EXERCISE TASK:
The lines to extract run from the first line of the material below to the line containing "d3.scaleLog().domain([1e-6, 1e-1]).range([m.bottom, m.top]);", both included; leave the pictures behind.

>> Begin

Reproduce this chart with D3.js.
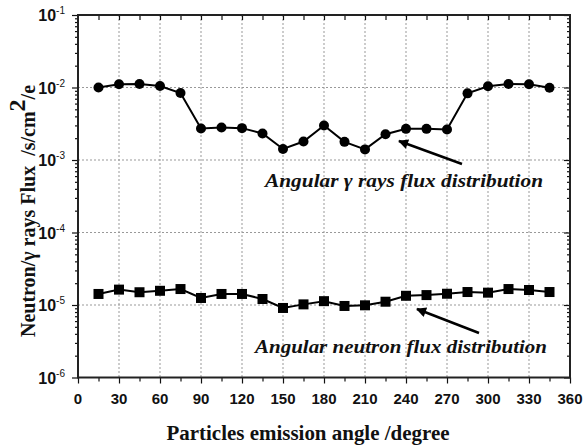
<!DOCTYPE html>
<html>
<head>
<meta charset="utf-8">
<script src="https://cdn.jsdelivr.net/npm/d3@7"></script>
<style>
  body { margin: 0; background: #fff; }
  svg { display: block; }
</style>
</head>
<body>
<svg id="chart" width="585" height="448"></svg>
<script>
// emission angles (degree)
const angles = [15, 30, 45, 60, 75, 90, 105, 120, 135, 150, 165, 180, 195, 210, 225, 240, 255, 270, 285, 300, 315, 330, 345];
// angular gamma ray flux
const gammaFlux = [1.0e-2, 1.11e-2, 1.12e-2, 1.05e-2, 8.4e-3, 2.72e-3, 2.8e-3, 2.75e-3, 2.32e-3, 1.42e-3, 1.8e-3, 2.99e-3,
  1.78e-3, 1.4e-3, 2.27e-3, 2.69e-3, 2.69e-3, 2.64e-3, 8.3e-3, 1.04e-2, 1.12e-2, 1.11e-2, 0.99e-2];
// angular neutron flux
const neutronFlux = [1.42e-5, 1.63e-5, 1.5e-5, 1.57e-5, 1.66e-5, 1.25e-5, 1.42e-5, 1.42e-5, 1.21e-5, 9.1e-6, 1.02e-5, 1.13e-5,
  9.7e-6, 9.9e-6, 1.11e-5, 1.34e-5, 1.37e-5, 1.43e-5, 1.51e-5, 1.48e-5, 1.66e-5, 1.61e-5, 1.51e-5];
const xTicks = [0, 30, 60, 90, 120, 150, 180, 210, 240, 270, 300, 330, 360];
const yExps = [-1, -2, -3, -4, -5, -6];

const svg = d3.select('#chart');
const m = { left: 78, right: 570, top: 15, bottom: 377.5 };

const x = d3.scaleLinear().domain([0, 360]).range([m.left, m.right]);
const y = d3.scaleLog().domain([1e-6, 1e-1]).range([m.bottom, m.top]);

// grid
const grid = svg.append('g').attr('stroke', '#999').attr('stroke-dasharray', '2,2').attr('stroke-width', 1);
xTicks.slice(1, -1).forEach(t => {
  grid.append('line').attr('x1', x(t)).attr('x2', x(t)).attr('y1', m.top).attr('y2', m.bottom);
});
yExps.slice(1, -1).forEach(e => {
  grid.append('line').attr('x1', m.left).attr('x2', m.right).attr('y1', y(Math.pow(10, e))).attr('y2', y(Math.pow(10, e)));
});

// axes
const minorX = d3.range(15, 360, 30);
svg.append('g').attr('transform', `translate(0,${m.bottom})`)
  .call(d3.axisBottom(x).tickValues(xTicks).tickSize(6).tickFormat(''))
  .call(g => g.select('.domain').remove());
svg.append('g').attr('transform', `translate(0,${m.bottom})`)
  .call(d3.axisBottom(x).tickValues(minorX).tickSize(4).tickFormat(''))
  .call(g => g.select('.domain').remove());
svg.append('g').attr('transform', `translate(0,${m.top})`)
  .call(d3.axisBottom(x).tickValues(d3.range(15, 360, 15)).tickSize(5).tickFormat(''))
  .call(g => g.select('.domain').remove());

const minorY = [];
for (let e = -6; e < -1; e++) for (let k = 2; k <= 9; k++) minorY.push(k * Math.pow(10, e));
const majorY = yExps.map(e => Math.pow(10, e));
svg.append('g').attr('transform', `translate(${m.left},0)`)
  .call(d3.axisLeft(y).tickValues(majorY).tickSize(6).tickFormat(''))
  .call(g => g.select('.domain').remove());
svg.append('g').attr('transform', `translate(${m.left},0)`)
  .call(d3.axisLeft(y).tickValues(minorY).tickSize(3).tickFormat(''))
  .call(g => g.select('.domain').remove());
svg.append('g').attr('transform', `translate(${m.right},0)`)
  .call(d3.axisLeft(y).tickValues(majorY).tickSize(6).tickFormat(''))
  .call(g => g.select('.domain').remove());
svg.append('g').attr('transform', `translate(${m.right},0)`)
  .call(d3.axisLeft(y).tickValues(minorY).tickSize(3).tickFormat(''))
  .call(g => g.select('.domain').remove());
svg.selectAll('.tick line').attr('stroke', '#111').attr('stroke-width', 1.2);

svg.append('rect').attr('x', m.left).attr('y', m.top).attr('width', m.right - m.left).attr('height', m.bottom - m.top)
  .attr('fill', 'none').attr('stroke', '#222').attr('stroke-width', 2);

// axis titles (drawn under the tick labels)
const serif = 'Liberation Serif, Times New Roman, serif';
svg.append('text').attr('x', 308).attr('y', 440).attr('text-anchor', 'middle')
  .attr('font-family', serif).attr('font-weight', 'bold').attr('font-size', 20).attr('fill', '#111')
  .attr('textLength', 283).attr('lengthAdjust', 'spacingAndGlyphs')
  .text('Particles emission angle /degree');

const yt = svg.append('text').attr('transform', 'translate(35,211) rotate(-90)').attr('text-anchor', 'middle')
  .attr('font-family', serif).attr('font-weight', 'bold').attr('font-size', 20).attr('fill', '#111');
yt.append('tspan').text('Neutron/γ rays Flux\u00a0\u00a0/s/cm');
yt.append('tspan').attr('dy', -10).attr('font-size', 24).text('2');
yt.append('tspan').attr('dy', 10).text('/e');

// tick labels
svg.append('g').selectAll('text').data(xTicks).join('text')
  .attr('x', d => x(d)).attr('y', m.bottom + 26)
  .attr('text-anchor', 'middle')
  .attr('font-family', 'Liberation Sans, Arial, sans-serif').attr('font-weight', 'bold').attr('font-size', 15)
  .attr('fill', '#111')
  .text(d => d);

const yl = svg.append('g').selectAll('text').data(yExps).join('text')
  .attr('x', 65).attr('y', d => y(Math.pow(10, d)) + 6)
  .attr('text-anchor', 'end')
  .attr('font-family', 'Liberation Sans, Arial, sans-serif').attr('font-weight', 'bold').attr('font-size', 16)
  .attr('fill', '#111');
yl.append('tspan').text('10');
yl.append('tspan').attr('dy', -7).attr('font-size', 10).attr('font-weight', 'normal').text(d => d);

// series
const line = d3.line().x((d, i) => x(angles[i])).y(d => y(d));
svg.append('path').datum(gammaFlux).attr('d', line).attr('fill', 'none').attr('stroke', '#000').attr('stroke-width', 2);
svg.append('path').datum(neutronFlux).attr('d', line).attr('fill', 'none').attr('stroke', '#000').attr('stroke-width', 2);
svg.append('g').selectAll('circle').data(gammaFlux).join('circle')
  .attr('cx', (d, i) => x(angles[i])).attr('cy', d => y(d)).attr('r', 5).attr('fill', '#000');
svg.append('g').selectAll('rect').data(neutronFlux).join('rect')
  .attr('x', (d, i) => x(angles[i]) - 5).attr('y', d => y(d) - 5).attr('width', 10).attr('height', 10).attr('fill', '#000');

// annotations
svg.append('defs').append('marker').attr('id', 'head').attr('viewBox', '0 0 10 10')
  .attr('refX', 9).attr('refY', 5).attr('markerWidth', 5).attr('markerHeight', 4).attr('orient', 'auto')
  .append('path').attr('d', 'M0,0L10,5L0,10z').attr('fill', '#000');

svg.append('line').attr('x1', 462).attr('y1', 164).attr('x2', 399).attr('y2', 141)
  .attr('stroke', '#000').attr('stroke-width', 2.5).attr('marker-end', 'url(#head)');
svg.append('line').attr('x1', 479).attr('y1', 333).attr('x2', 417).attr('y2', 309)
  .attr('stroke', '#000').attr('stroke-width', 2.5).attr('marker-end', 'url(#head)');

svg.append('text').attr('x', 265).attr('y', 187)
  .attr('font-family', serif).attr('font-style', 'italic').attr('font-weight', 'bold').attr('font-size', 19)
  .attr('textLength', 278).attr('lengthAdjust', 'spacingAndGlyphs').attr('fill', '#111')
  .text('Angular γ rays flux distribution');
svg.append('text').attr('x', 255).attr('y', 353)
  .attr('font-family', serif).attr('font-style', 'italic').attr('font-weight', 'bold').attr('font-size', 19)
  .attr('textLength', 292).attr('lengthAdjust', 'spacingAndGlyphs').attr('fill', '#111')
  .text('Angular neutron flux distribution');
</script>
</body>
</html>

>> End

RESULT BELOW:
Reproduce this chart with D3.js.
<!DOCTYPE html>
<html>
<head>
<meta charset="utf-8">
<script src="https://cdn.jsdelivr.net/npm/d3@7"></script>
<style>
  body { margin: 0; background: #fff; }
  svg { display: block; }
</style>
</head>
<body>
<svg id="chart" width="585" height="448"></svg>
<script>
// emission angles (degree)
const angles = [15, 30, 45, 60, 75, 90, 105, 120, 135, 150, 165, 180, 195, 210, 225, 240, 255, 270, 285, 300, 315, 330, 345];
// angular gamma ray flux
const gammaFlux = [1.0e-2, 1.11e-2, 1.12e-2, 1.05e-2, 8.4e-3, 2.72e-3, 2.8e-3, 2.75e-3, 2.32e-3, 1.42e-3, 1.8e-3, 2.99e-3,
  1.78e-3, 1.4e-3, 2.27e-3, 2.69e-3, 2.69e-3, 2.64e-3, 8.3e-3, 1.04e-2, 1.12e-2, 1.11e-2, 0.99e-2];
// angular neutron flux
const neutronFlux = [1.42e-5, 1.63e-5, 1.5e-5, 1.57e-5, 1.66e-5, 1.25e-5, 1.42e-5, 1.42e-5, 1.21e-5, 9.1e-6, 1.02e-5, 1.13e-5,
  9.7e-6, 9.9e-6, 1.11e-5, 1.34e-5, 1.37e-5, 1.43e-5, 1.51e-5, 1.48e-5, 1.66e-5, 1.61e-5, 1.51e-5];
const xTicks = [0, 30, 60, 90, 120, 150, 180, 210, 240, 270, 300, 330, 360];
const yExps = [-1, -2, -3, -4, -5, -6];

const svg = d3.select('#chart');
const m = { left: 78, right: 570, top: 15, bottom: 377.5 };

const x = d3.scaleLinear().domain([0, 360]).range([m.left, m.right]);
const y = d3.scaleLog().domain([1e-6, 1e-1]).range([m.bottom, m.top]);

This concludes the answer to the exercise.